SOURCE MATERIAL:
[start]
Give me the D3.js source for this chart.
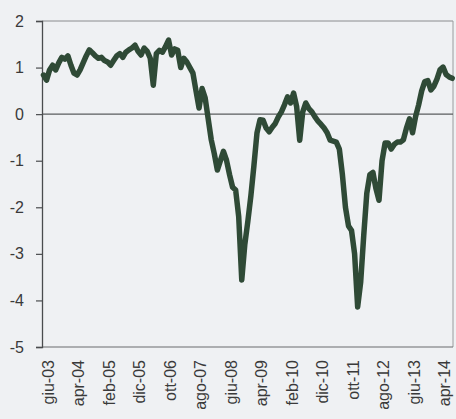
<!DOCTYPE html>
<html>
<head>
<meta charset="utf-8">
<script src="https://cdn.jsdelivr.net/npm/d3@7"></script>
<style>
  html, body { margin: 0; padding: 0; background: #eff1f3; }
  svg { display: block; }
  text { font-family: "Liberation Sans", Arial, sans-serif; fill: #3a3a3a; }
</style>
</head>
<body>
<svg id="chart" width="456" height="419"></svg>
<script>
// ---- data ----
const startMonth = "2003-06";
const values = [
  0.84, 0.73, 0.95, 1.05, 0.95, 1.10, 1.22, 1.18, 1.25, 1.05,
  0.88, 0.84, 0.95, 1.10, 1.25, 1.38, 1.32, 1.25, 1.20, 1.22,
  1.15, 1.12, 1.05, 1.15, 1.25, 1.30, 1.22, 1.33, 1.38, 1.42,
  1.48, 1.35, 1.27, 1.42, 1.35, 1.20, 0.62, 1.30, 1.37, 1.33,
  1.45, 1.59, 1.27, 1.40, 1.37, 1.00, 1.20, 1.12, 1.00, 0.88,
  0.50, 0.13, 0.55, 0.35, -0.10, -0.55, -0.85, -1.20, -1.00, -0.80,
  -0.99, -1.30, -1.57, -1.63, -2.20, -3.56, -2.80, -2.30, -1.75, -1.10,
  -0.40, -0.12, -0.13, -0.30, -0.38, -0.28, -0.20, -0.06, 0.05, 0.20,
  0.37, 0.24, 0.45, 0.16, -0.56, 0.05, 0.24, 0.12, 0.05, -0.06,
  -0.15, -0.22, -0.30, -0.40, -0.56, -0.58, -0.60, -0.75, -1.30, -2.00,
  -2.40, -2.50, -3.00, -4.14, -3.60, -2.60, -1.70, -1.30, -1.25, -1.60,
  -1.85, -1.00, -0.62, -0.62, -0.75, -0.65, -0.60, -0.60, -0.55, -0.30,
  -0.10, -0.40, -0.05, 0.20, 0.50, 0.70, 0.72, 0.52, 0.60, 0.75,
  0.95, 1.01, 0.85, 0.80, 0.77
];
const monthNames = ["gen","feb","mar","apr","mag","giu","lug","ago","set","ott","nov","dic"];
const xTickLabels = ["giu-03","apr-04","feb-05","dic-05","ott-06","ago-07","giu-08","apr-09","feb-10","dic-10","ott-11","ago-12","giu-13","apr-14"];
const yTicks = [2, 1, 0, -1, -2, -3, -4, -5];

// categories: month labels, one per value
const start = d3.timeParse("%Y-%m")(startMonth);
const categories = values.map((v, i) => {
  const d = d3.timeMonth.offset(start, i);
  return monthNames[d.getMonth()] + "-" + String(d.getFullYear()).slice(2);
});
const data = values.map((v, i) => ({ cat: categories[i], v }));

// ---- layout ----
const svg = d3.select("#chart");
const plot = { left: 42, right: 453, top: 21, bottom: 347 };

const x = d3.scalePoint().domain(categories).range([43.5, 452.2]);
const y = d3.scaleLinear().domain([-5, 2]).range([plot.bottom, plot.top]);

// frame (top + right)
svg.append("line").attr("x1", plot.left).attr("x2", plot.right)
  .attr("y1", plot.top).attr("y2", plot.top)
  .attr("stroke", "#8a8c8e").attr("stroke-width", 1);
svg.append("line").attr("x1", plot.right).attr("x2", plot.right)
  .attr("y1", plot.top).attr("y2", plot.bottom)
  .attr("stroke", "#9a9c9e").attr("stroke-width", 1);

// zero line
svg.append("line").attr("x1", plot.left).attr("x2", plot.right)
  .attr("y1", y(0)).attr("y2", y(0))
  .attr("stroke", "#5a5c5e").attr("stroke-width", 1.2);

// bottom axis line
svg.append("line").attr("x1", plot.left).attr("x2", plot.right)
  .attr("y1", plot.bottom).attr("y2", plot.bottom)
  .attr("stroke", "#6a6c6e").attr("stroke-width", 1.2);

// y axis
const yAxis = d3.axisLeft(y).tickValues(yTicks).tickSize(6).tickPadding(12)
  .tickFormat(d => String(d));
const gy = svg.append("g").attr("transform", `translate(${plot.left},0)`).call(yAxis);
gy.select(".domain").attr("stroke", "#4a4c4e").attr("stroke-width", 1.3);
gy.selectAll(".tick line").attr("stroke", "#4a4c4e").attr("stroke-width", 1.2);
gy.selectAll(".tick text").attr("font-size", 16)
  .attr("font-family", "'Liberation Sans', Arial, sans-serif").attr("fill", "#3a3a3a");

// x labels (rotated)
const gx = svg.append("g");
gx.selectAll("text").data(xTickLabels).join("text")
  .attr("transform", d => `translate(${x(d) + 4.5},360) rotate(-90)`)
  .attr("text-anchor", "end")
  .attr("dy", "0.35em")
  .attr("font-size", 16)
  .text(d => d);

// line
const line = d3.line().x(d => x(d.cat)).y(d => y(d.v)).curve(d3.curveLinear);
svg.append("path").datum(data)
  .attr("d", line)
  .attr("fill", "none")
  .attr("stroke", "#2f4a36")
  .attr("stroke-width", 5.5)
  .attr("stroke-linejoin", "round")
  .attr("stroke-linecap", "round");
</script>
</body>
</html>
[end]
[start]
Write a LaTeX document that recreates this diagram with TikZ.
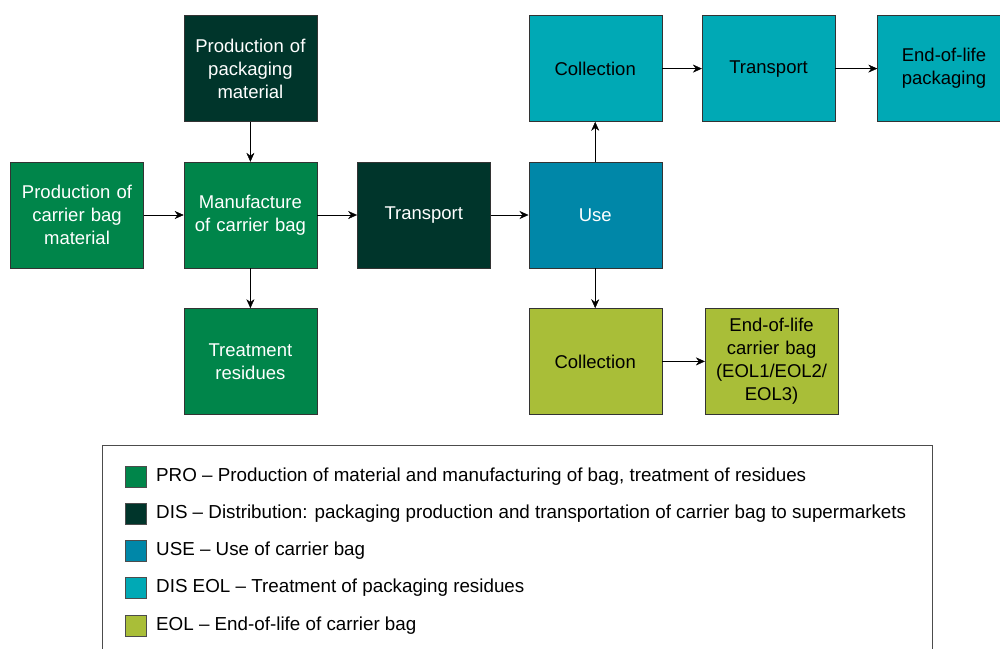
[end]
WHAT THE TASK ASKS: Lines of the material that contain the word "chart" are to be gathered.

ANSWER FOR THIS EXERCISE:
Give me the D3.js source for this chart.
<svg id="chart" width="456" height="419"></svg>
const svg = d3.select("#chart");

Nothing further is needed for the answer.